## STATED PROBLEM
Exactly retype the opening line of the entries and every line after it, ending with the line that contains "xlabel = '投与期間（週）'". Skip all pictures.

— Start of MATERIALS PROVIDED —

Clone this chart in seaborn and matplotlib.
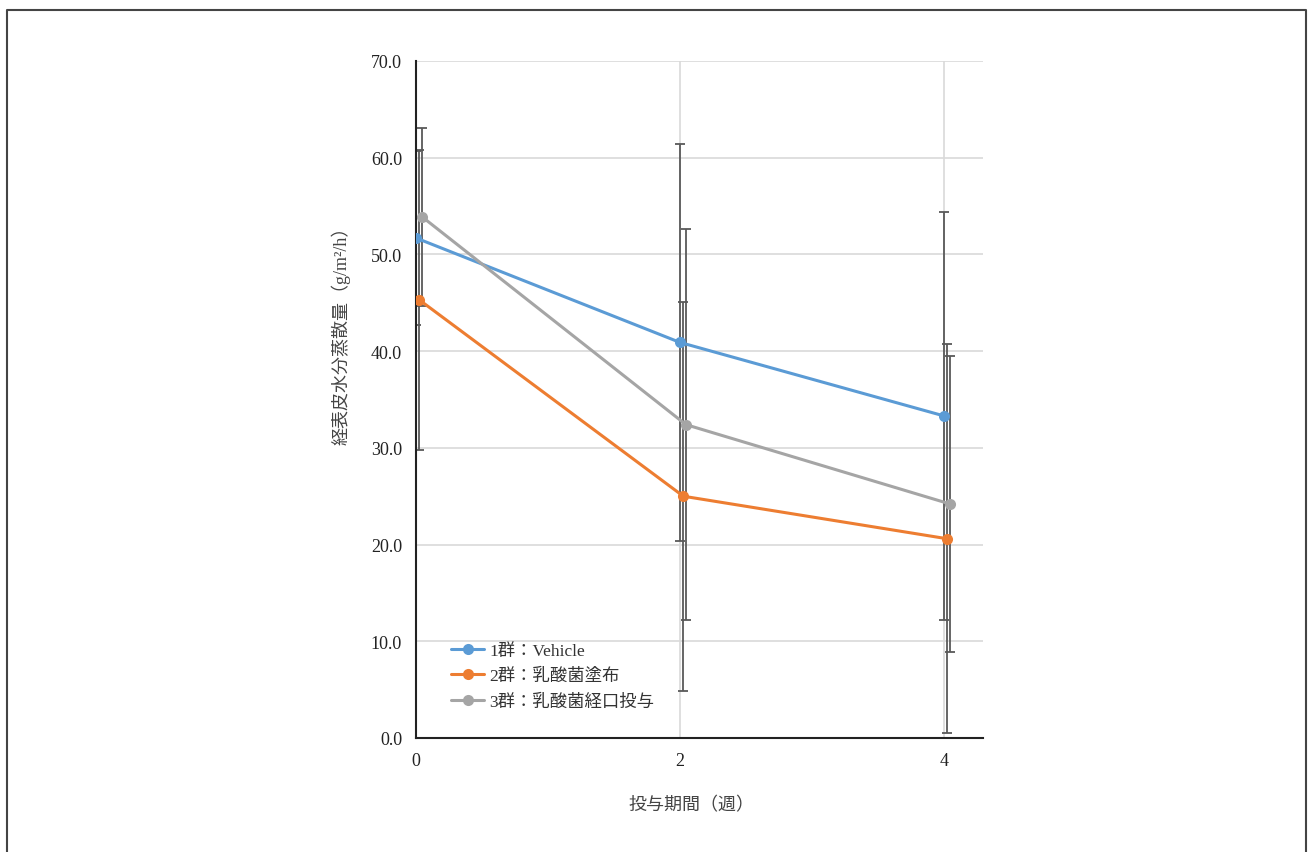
import matplotlib
matplotlib.use('Agg')
import matplotlib.pyplot as plt
import seaborn as sns
import pandas as pd
from matplotlib.lines import Line2D

weeks = [0, 2, 4]
groups = ['1群：Vehicle', '2群：乳酸菌塗布', '3群：乳酸菌経口投与']
offsets = [0.0, 0.025, 0.045]
colors = ['#5B9BD5', '#ED7D31', '#A5A5A5']

g1_mean = [51.7, 40.9, 33.3]
g1_sd = [9.0, 20.5, 21.1]
g2_mean = [45.3, 25.0, 20.6]
g2_sd = [15.5, 20.1, 20.1]
g3_mean = [53.9, 32.4, 24.2]
g3_sd = [9.2, 20.2, 15.3]

yticks = [0, 10, 20, 30, 40, 50, 60, 70]
ylabel = '経表皮水分蒸散量（g/m²/h）'
xlabel = '投与期間（週）'

means = [g1_mean, g2_mean, g3_mean]
sds = [g1_sd, g2_sd, g3_sd]
rows = []
for gi, g in enumerate(groups):
    for wi, w in enumerate(weeks):
        rows.append({'group': g, 'x': w + offsets[gi], 'mean': means[gi][wi], 'sd': sds[gi][wi]})
df = pd.DataFrame(rows)

sns.set_style('white')
plt.rcParams['font.family'] = ['Liberation Serif', 'Noto Sans CJK JP']

fig = plt.figure(figsize=(13.09, 8.53), dpi=100)
ax = fig.add_axes([416/1309, 1-739/853, (983-416)/1309, (739-62)/853])

# error bars first (drawn under lines)
for g in groups:
    d = df[df.group == g]
    ax.errorbar(d['x'], d['mean'], yerr=d['sd'], fmt='none', ecolor='#595959',
                elinewidth=1.3, capsize=3.5, capthick=1.3, zorder=2)

sns.lineplot(data=df, x='x', y='mean', hue='group', hue_order=groups, palette=colors,
             marker='o', markersize=8, markeredgewidth=0, linewidth=2.2, ax=ax,
             legend=False, zorder=3, estimator=None, sort=True)

ax.set_xlim(0, 4.295)
ax.set_ylim(0, 70)
ax.set_xticks(weeks)
ax.set_xticklabels([str(w) for w in weeks])
ax.set_yticks(yticks)
ax.set_yticklabels([f'{v:.1f}' for v in yticks])
ax.grid(True, color='#d9d9d9', linewidth=1.2)
ax.set_axisbelow(True)
for s in ['top', 'right']:
    ax.spines[s].set_visible(False)
for s in ['left', 'bottom']:
    ax.spines[s].set_color('#222222')
    ax.spines[s].set_linewidth(1.5)
ax.tick_params(axis='both', length=0, labelsize=13, colors='#222222')
ax.tick_params(axis='y', pad=10)
ax.tick_params(axis='x', pad=10)

ax.set_ylabel(ylabel, fontsize=13, color='#444444')
ax.yaxis.set_label_coords(-0.116, 0.602)
ax.set_xlabel(xlabel, fontsize=13, color='#444444', family=['Noto Sans CJK JP'])
ax.xaxis.set_label_coords(0.485, -0.085)

handles = [Line2D([0], [0], color=c, lw=2.2, marker='o', markersize=8, markeredgewidth=0) for c in colors]
leg = ax.legend(handles, groups, loc='lower left', bbox_to_anchor=(0.035, 0.018), frameon=False,
                fontsize=12.5, handlelength=1.9, handletextpad=0.3, labelspacing=0.55)
for t in leg.get_texts():
    t.set_color('#333333')

# outer frame (top, left, right)
fig.add_artist(Line2D([7/1309, 7/1309, 1306/1309, 1306/1309], [0, 1-10.5/853, 1-10.5/853, 0],
                      transform=fig.transFigure, color='#444444', lw=1.5))

fig.savefig('out.png', dpi=100)
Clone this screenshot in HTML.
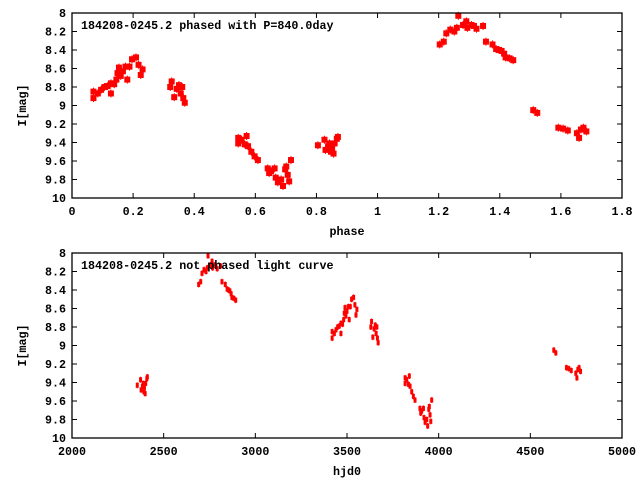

— End of MATERIALS PROVIDED —

## CORRECT OUTPUT
Clone this chart in seaborn and matplotlib.
import matplotlib
matplotlib.use('Agg')
import matplotlib.pyplot as plt
import seaborn as sns
import pandas as pd
from matplotlib.lines import Line2D

weeks = [0, 2, 4]
groups = ['1群：Vehicle', '2群：乳酸菌塗布', '3群：乳酸菌経口投与']
offsets = [0.0, 0.025, 0.045]
colors = ['#5B9BD5', '#ED7D31', '#A5A5A5']

g1_mean = [51.7, 40.9, 33.3]
g1_sd = [9.0, 20.5, 21.1]
g2_mean = [45.3, 25.0, 20.6]
g2_sd = [15.5, 20.1, 20.1]
g3_mean = [53.9, 32.4, 24.2]
g3_sd = [9.2, 20.2, 15.3]

yticks = [0, 10, 20, 30, 40, 50, 60, 70]
ylabel = '経表皮水分蒸散量（g/m²/h）'
xlabel = '投与期間（週）'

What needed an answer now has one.